The Celtics may yet win a seventh divisional title for Rivers this season, but the easygoing of the past is no more. Woodson's Knicks and Avery Johnson's Nets are each intending to not only finish ahead of the Celtics but to also beat up each other in order to become the best team in New York. Then there are the 76ers, who acquired the NBA's most skilled low-post scorer in All-Star center Andrew Bynum. Even the athletic young Raptors will put up a fight around the defensive intensity demanded by coach Dwane Casey.

"I think it's the strongest division top to bottom,'' said Johnson as he stood in the hallway outside Rivers' office before the game Tuesday. "Even some of the teams like us that are coming up from the bottom -- we've improved our roster. Boston has been the example in this division for a long time, and what they've done has just been great. Philadelphia, they've had a good run -- and obviously we're going to have to wait and see what happens with Bynum. And New York, they've kind of turned around their team for the last year or two. It's going to be a tough division every night.''

It could grow to resemble the Atlantic of the early '80s, when the Celtics, 76ers and Knicks were contenders averaging around 50 wins a season. The Northeast is not only the birthplace of basketball but also its spiritual home. In recent years it had threatened to become a kind of no-go area for NBA stars who preferred warmer weather, lower taxes and less demanding audiences. But Paul Pierce and Kevin Garnett have restored and maintained the Celtic identity. Bynum has welcomed his move from laid-back Los Angeles to confrontational Philadelphia. Amar'e Stoudemire and Carmelo Anthony chose to leave the West and become Knicks, and Deron Williams turned down a chance to move home to Dallas in order to follow the Nets to their new home in Brooklyn.

"I think the fans are a lot more passionate here,'' said the Nets' Joe Johnson of his return to the Atlantic. He had been drafted originally by the Celtics in 2001 before they traded him to Phoenix, where he established himself in Mike D'Antoni's seven-second offense. Johnson's subsequent move to Atlanta proved that he could lead a 50-win team, and now he is finishing the long lap of his career in Brooklyn, a few hours south of where he started.

He was talking about the support of the traditional NBA power centers in Boston and New York when he said, "The fact that the fans come out even if the team is not so great -- you still see a pretty good crowd.'' Seven years in Atlanta will teach an NBA star to appreciate such surroundings.

"I used to love to play here,'' said Johnson. He was lying on his stomach on the sideline, stretching his core before a game in which he would not play. "Obviously that was a long time ago.'' He went on: "It's not like that anymore.''

He is hoping for another kind of satisfaction when he plays in Boston this season -- one that will feel less like a homecoming and more like an overthrow of the Celtics by he, Williams and Brook Lopez. But they'll have to establish who they are before they can dream of unseating Boston.

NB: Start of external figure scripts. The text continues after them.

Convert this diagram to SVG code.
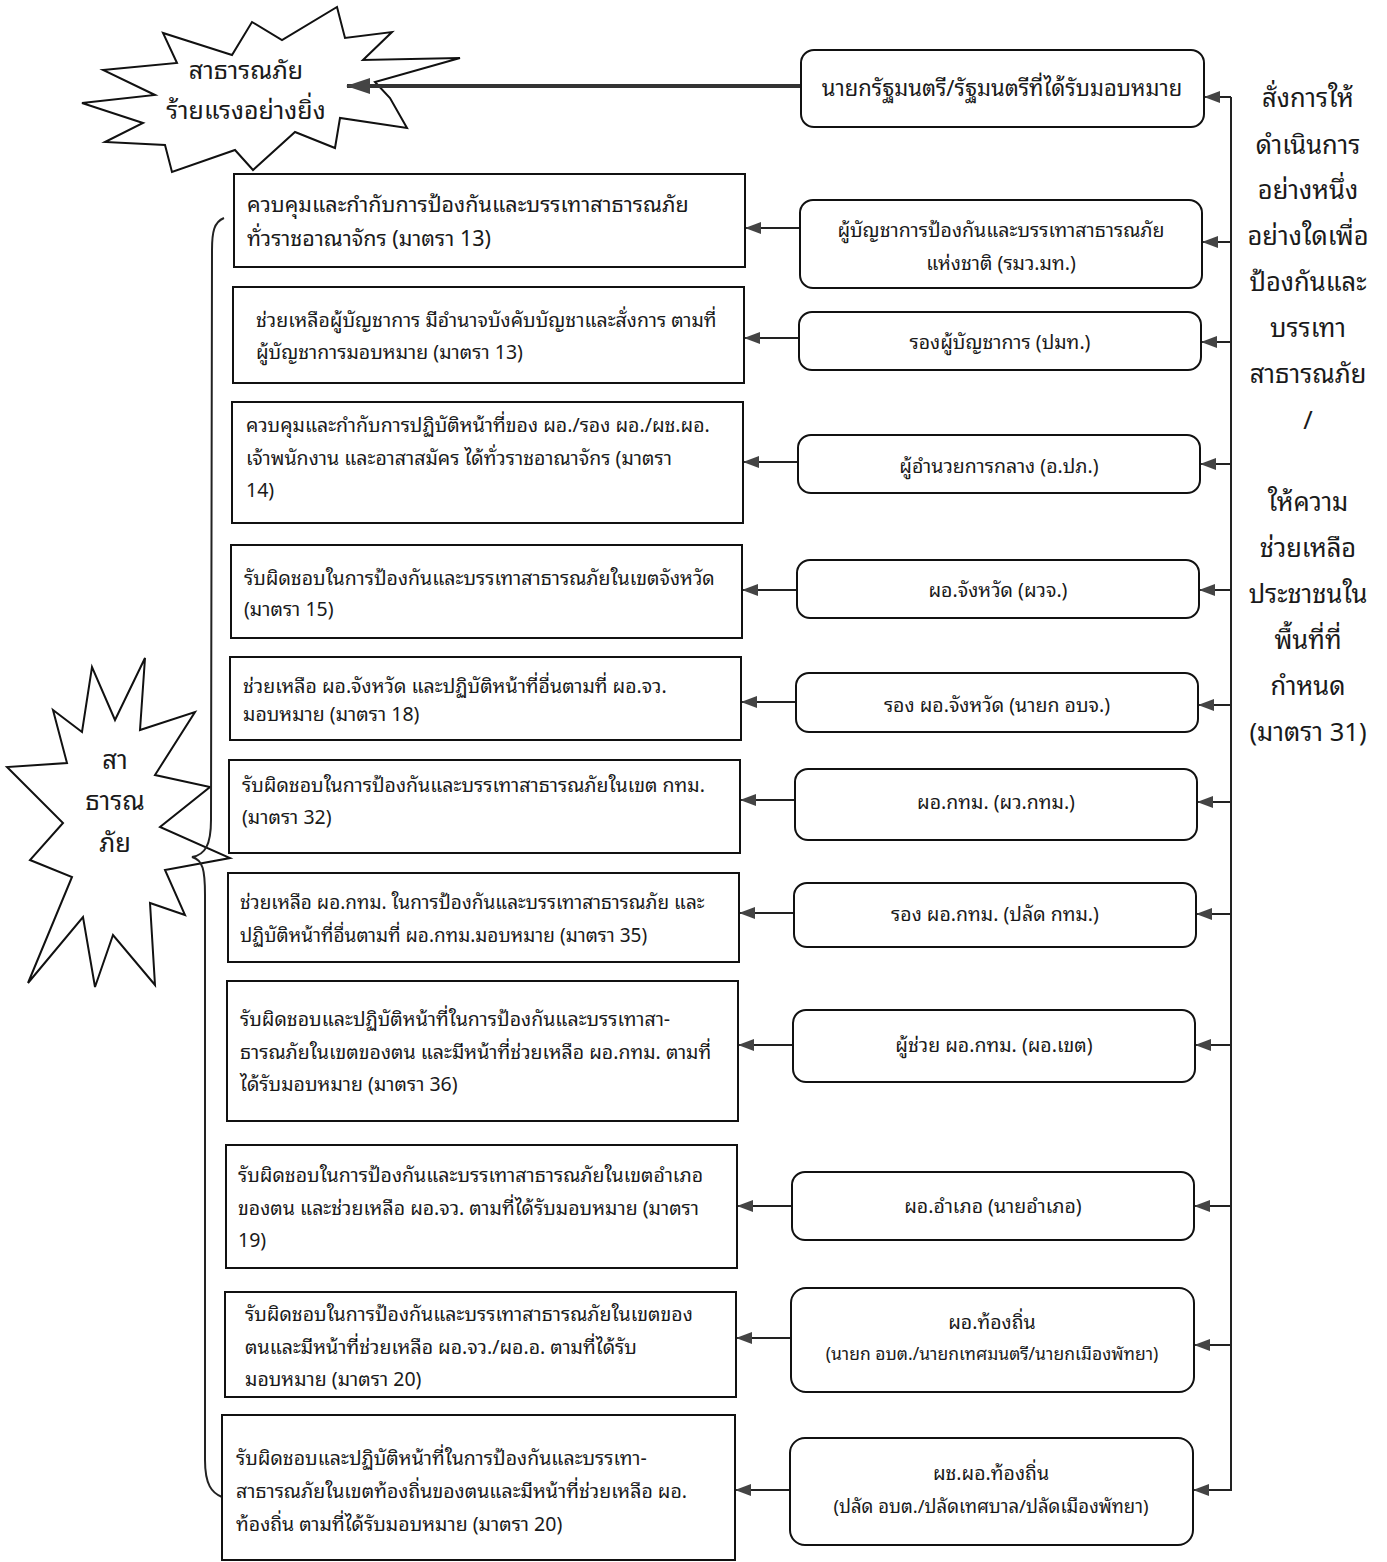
<svg xmlns="http://www.w3.org/2000/svg" width="1387" height="1562" viewBox="0 0 1387 1562">
<defs>
<style>
text{font-family:"Noto Sans Thai Looped","Noto Serif Thai","Noto Sans Thai","Noto Sans","Liberation Sans",sans-serif;fill:#1a1a1a;}
.l{font-size:19.5px;}
.l1{font-size:21.5px;}
.r{font-size:19.5px;text-anchor:middle;}
.c{font-size:25.5px;text-anchor:middle;}
.s{font-size:25.5px;text-anchor:middle;}
.rect{fill:#fff;stroke:#111;stroke-width:2;}
.rr{fill:#fff;stroke:#111;stroke-width:2;}
.star{fill:#fff;stroke:#111;stroke-width:2;stroke-linejoin:miter;}
.ln{stroke:#222;stroke-width:2;fill:none;}
</style>
<marker id="ah" markerWidth="16" markerHeight="12" refX="15" refY="6" orient="auto" markerUnits="userSpaceOnUse">
<path d="M0,0 L16,6 L0,12 Z" fill="#444"/>
</marker>
<marker id="ahb" markerWidth="24" markerHeight="16" refX="23" refY="8" orient="auto" markerUnits="userSpaceOnUse">
<path d="M0,0 L24,8 L0,16 Z" fill="#444"/>
</marker>
</defs>
<rect width="1387" height="1562" fill="#fff"/>

<g id="star-top">
<polygon class="star" points="103,70 177,63 163,33 232,55 252,22 282,40 337,7 345,38 392,32 363,60 460,58 375,82 390,98 407,128 340,118 335,148 295,132 253,170 235,150 172,172 165,145 105,142 143,123 82,103 155,95"/>
<text class="c" x="246" y="79" style="font-size:25px">สาธารณภัย</text>
<text class="c" x="246" y="119" style="font-size:25px">ร้ายแรงอย่างยิ่ง</text>
</g>

<g id="star-left">
<polygon class="star" points="7,767 63,823 30,860 72,877 28,983 83,917 95,987 113,935 155,985 150,903 185,915 165,870 230,858 160,827 210,787 155,775 195,712 140,730 145,658 115,720 92,667 82,732 53,710 67,763"/>
<text class="c" x="115" y="769">สา</text>
<text class="c" x="115" y="810">ธารณ</text>
<text class="c" x="115" y="852">ภัย</text>
</g>

<g id="connectors">
<path class="ln" d="M224,218 C214,222 212,232 212,250 L211,820 C211,845 205,855 192,857 C203,860 205,870 205,895 L205,1460 C205,1485 212,1493 222,1497"/>
<line x1="801" y1="86" x2="347" y2="86" stroke="#333" stroke-width="4" marker-end="url(#ahb)"/>
<line class="ln" x1="1231" y1="97" x2="1231" y2="1491"/>
<line class="ln" x1="1231" y1="97" x2="1205" y2="97" marker-end="url(#ah)"/>
<line class="ln" x1="1231" y1="242" x2="1203" y2="242" marker-end="url(#ah)"/>
<line class="ln" x1="1231" y1="342" x2="1202" y2="342" marker-end="url(#ah)"/>
<line class="ln" x1="1231" y1="464" x2="1201" y2="464" marker-end="url(#ah)"/>
<line class="ln" x1="1231" y1="590" x2="1200" y2="590" marker-end="url(#ah)"/>
<line class="ln" x1="1231" y1="705" x2="1199" y2="705" marker-end="url(#ah)"/>
<line class="ln" x1="1231" y1="802" x2="1198" y2="802" marker-end="url(#ah)"/>
<line class="ln" x1="1231" y1="914" x2="1197" y2="914" marker-end="url(#ah)"/>
<line class="ln" x1="1231" y1="1045" x2="1196" y2="1045" marker-end="url(#ah)"/>
<line class="ln" x1="1231" y1="1206" x2="1195" y2="1206" marker-end="url(#ah)"/>
<line class="ln" x1="1231" y1="1345" x2="1195" y2="1345" marker-end="url(#ah)"/>
<line class="ln" x1="1231" y1="1490" x2="1194" y2="1490" marker-end="url(#ah)"/>
<line class="ln" x1="800" y1="228" x2="746" y2="228" marker-end="url(#ah)"/>
<line class="ln" x1="799" y1="338" x2="745" y2="338" marker-end="url(#ah)"/>
<line class="ln" x1="798" y1="462" x2="744" y2="462" marker-end="url(#ah)"/>
<line class="ln" x1="797" y1="590" x2="743" y2="590" marker-end="url(#ah)"/>
<line class="ln" x1="796" y1="702" x2="742" y2="702" marker-end="url(#ah)"/>
<line class="ln" x1="795" y1="800" x2="741" y2="800" marker-end="url(#ah)"/>
<line class="ln" x1="794" y1="913" x2="740" y2="913" marker-end="url(#ah)"/>
<line class="ln" x1="793" y1="1045" x2="739" y2="1045" marker-end="url(#ah)"/>
<line class="ln" x1="792" y1="1206" x2="738" y2="1206" marker-end="url(#ah)"/>
<line class="ln" x1="791" y1="1338" x2="737" y2="1338" marker-end="url(#ah)"/>
<line class="ln" x1="790" y1="1490" x2="736" y2="1490" marker-end="url(#ah)"/>
</g>

<g id="r0"><rect class="rr" x="801" y="50" width="403" height="77" rx="13"/><text class="r" x="1002" y="96" style="font-size:22px">นายกรัฐมนตรี/รัฐมนตรีที่ได้รับมอบหมาย</text></g>
<g id="r1"><rect class="rr" x="800" y="200" width="402" height="88" rx="13"/><text class="r" x="1001" y="237">ผู้บัญชาการป้องกันและบรรเทาสาธารณภัย</text><text class="r" x="1001" y="270">แห่งชาติ (รมว.มท.)</text></g>
<g id="r2"><rect class="rr" x="799" y="312" width="402" height="58" rx="13"/><text class="r" x="1000" y="349">รองผู้บัญชาการ (ปมท.)</text></g>
<g id="r3"><rect class="rr" x="798" y="435" width="402" height="58" rx="13"/><text class="r" x="999" y="473">ผู้อำนวยการกลาง (อ.ปภ.)</text></g>
<g id="r4"><rect class="rr" x="797" y="560" width="402" height="58" rx="13"/><text class="r" x="998" y="597">ผอ.จังหวัด (ผวจ.)</text></g>
<g id="r5"><rect class="rr" x="796" y="673" width="402" height="59" rx="13"/><text class="r" x="997" y="712">รอง ผอ.จังหวัด (นายก อบจ.)</text></g>
<g id="r6"><rect class="rr" x="795" y="769" width="402" height="71" rx="13"/><text class="r" x="996" y="809">ผอ.กทม. (ผว.กทม.)</text></g>
<g id="r7"><rect class="rr" x="794" y="883" width="402" height="64" rx="13"/><text class="r" x="995" y="921">รอง ผอ.กทม. (ปลัด กทม.)</text></g>
<g id="r8"><rect class="rr" x="793" y="1010" width="402" height="72" rx="13"/><text class="r" x="994" y="1052">ผู้ช่วย ผอ.กทม. (ผอ.เขต)</text></g>
<g id="r9"><rect class="rr" x="792" y="1172" width="402" height="68" rx="13"/><text class="r" x="993" y="1213">ผอ.อำเภอ (นายอำเภอ)</text></g>
<g id="r10"><rect class="rr" x="791" y="1288" width="403" height="104" rx="15"/><text class="r" x="992" y="1329">ผอ.ท้องถิ่น</text><text class="r" x="992" y="1360" style="font-size:17.5px">(นายก อบต./นายกเทศมนตรี/นายกเมืองพัทยา)</text></g>
<g id="r11"><rect class="rr" x="790" y="1438" width="403" height="107" rx="15"/><text class="r" x="991" y="1480">ผช.ผอ.ท้องถิ่น</text><text class="r" x="991" y="1513" style="font-size:18.5px">(ปลัด อบต./ปลัดเทศบาล/ปลัดเมืองพัทยา)</text></g>

<g id="l1"><rect class="rect" x="234" y="174" width="511" height="93"/><text class="l1" x="247" y="212">ควบคุมและกำกับการป้องกันและบรรเทาสาธารณภัย</text><text class="l1" x="247" y="246">ทั่วราชอาณาจักร (มาตรา 13)</text></g>
<g id="l2"><rect class="rect" x="233" y="287" width="511" height="96"/><text class="l" x="256" y="327">ช่วยเหลือผู้บัญชาการ มีอำนาจบังคับบัญชาและสั่งการ ตามที่</text><text class="l" x="256" y="359">ผู้บัญชาการมอบหมาย (มาตรา 13)</text></g>
<g id="l3"><rect class="rect" x="232" y="402" width="511" height="121"/><text class="l" x="246" y="432">ควบคุมและกำกับการปฏิบัติหน้าที่ของ ผอ./รอง ผอ./ผช.ผอ.</text><text class="l" x="246" y="465">เจ้าพนักงาน และอาสาสมัคร ได้ทั่วราชอาณาจักร (มาตรา</text><text class="l" x="246" y="497">14)</text></g>
<g id="l4"><rect class="rect" x="231" y="545" width="511" height="93"/><text class="l" x="244" y="585">รับผิดชอบในการป้องกันและบรรเทาสาธารณภัยในเขตจังหวัด</text><text class="l" x="244" y="616">(มาตรา 15)</text></g>
<g id="l5"><rect class="rect" x="230" y="657" width="511" height="83"/><text class="l" x="243" y="693">ช่วยเหลือ ผอ.จังหวัด และปฏิบัติหน้าที่อื่นตามที่ ผอ.จว.</text><text class="l" x="243" y="721">มอบหมาย (มาตรา 18)</text></g>
<g id="l6"><rect class="rect" x="229" y="760" width="511" height="93"/><text class="l" x="242" y="792">รับผิดชอบในการป้องกันและบรรเทาสาธารณภัยในเขต กทม.</text><text class="l" x="242" y="824">(มาตรา 32)</text></g>
<g id="l7"><rect class="rect" x="228" y="873" width="511" height="89"/><text class="l" x="240" y="909" style="font-size:19px">ช่วยเหลือ ผอ.กทม. ในการป้องกันและบรรเทาสาธารณภัย และ</text><text class="l" x="240" y="942" style="font-size:19px">ปฏิบัติหน้าที่อื่นตามที่ ผอ.กทม.มอบหมาย (มาตรา 35)</text></g>
<g id="l8"><rect class="rect" x="227" y="981" width="511" height="140"/><text class="l" x="240" y="1026">รับผิดชอบและปฏิบัติหน้าที่ในการป้องกันและบรรเทาสา-</text><text class="l" x="240" y="1059">ธารณภัยในเขตของตน และมีหน้าที่ช่วยเหลือ ผอ.กทม. ตามที่</text><text class="l" x="240" y="1091">ได้รับมอบหมาย (มาตรา 36)</text></g>
<g id="l9"><rect class="rect" x="226" y="1145" width="511" height="123"/><text class="l" x="238" y="1182">รับผิดชอบในการป้องกันและบรรเทาสาธารณภัยในเขตอำเภอ</text><text class="l" x="238" y="1215">ของตน และช่วยเหลือ ผอ.จว. ตามที่ได้รับมอบหมาย (มาตรา</text><text class="l" x="238" y="1247">19)</text></g>
<g id="l10"><rect class="rect" x="225" y="1292" width="511" height="105"/><text class="l" x="245" y="1321">รับผิดชอบในการป้องกันและบรรเทาสาธารณภัยในเขตของ</text><text class="l" x="245" y="1354">ตนและมีหน้าที่ช่วยเหลือ ผอ.จว./ผอ.อ. ตามที่ได้รับ</text><text class="l" x="245" y="1386">มอบหมาย (มาตรา 20)</text></g>
<g id="l11"><rect class="rect" x="222" y="1415" width="513" height="145"/><text class="l" x="236" y="1465">รับผิดชอบและปฏิบัติหน้าที่ในการป้องกันและบรรเทา-</text><text class="l" x="236" y="1498">สาธารณภัยในเขตท้องถิ่นของตนและมีหน้าที่ช่วยเหลือ ผอ.</text><text class="l" x="236" y="1531">ท้องถิ่น ตามที่ได้รับมอบหมาย (มาตรา 20)</text></g>

<g id="side-note">
<text class="s" x="1308" y="107">สั่งการให้</text>
<text class="s" x="1308" y="154">ดำเนินการ</text>
<text class="s" x="1308" y="199">อย่างหนึ่ง</text>
<text class="s" x="1308" y="245">อย่างใดเพื่อ</text>
<text class="s" x="1308" y="291">ป้องกันและ</text>
<text class="s" x="1308" y="337">บรรเทา</text>
<text class="s" x="1308" y="383">สาธารณภัย</text>
<text class="s" x="1308" y="429">/</text>
<text class="s" x="1308" y="511">ให้ความ</text>
<text class="s" x="1308" y="557">ช่วยเหลือ</text>
<text class="s" x="1308" y="603">ประชาชนใน</text>
<text class="s" x="1308" y="649">พื้นที่ที่</text>
<text class="s" x="1308" y="695">กำหนด</text>
<text class="s" x="1308" y="741">(มาตรา 31)</text>
</g>
</svg>
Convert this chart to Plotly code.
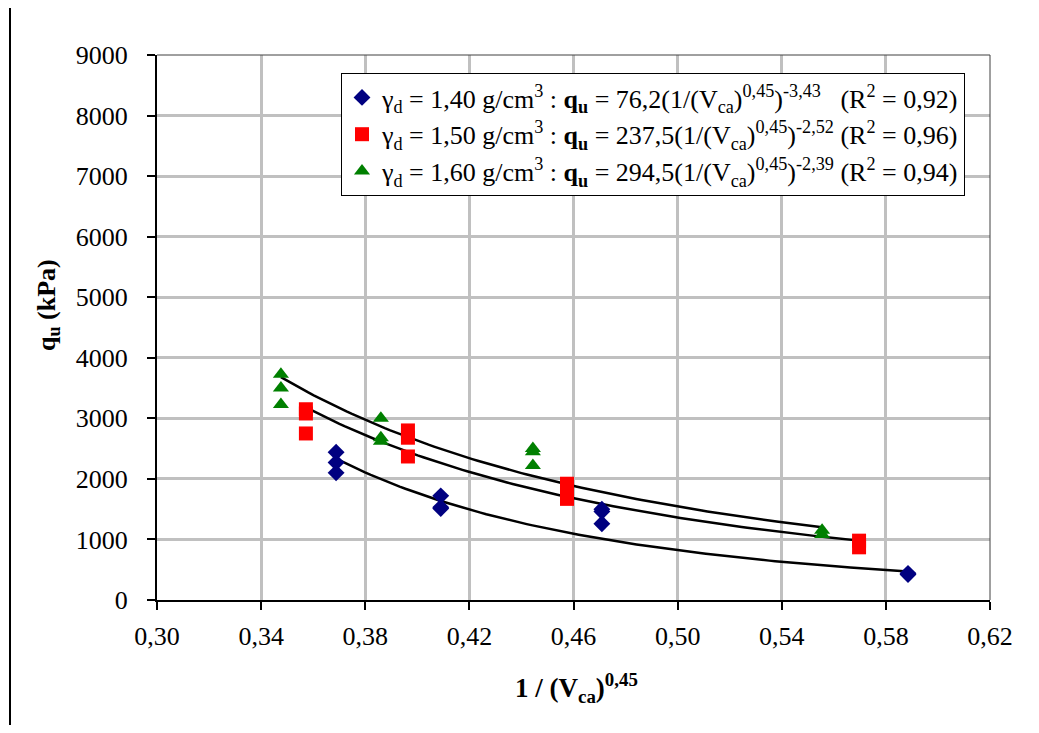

"We're definitely not going to get it just in the preseason,'' said Avery Johnson of the contender's identity that he is seeking for his team. "We've got to get it at home, on the road against some really tough teams; we've got to get it by making the playoffs and winning some playoff series. It's not just going to come by osmosis. It's going to take a lot of hard work.''

Patience will have to be blended into the personality of every contender in this edgy division, because it's going to be hard for one of them to pull away from the other two (or three, if Bynum turns out to be both healthy and unguardable for the Sixers). It was this focus on the long road ahead that persuaded the Nets' coach to rest his starters Tuesday and replace them with Andray Blatche, Reggie Evans, Josh Childress, Keith Bogans and Earl Watson.

The Celtics went with the more familiar lineup (Garnett, Pierce and Rajon Rondo) they hope will remain healthy in April and May. The Nets looked like they did last season on one of those sorry nights when Williams was injured and unable to play. And yet the Nets went onto steal a 97-96 win with a 12-point comeback.

The playoffs are seven months away and the empty seats outnumbered the filled. But there was Garnett bumping his head against the stanchion before he took the court, and there were the Nets in the same road black uniforms their stars will be wearing when the games really matter, and together they reminded everyone of what is yet to come.

"Growing up, for me, this was the division,'' said Rivers. As it was, so it is again.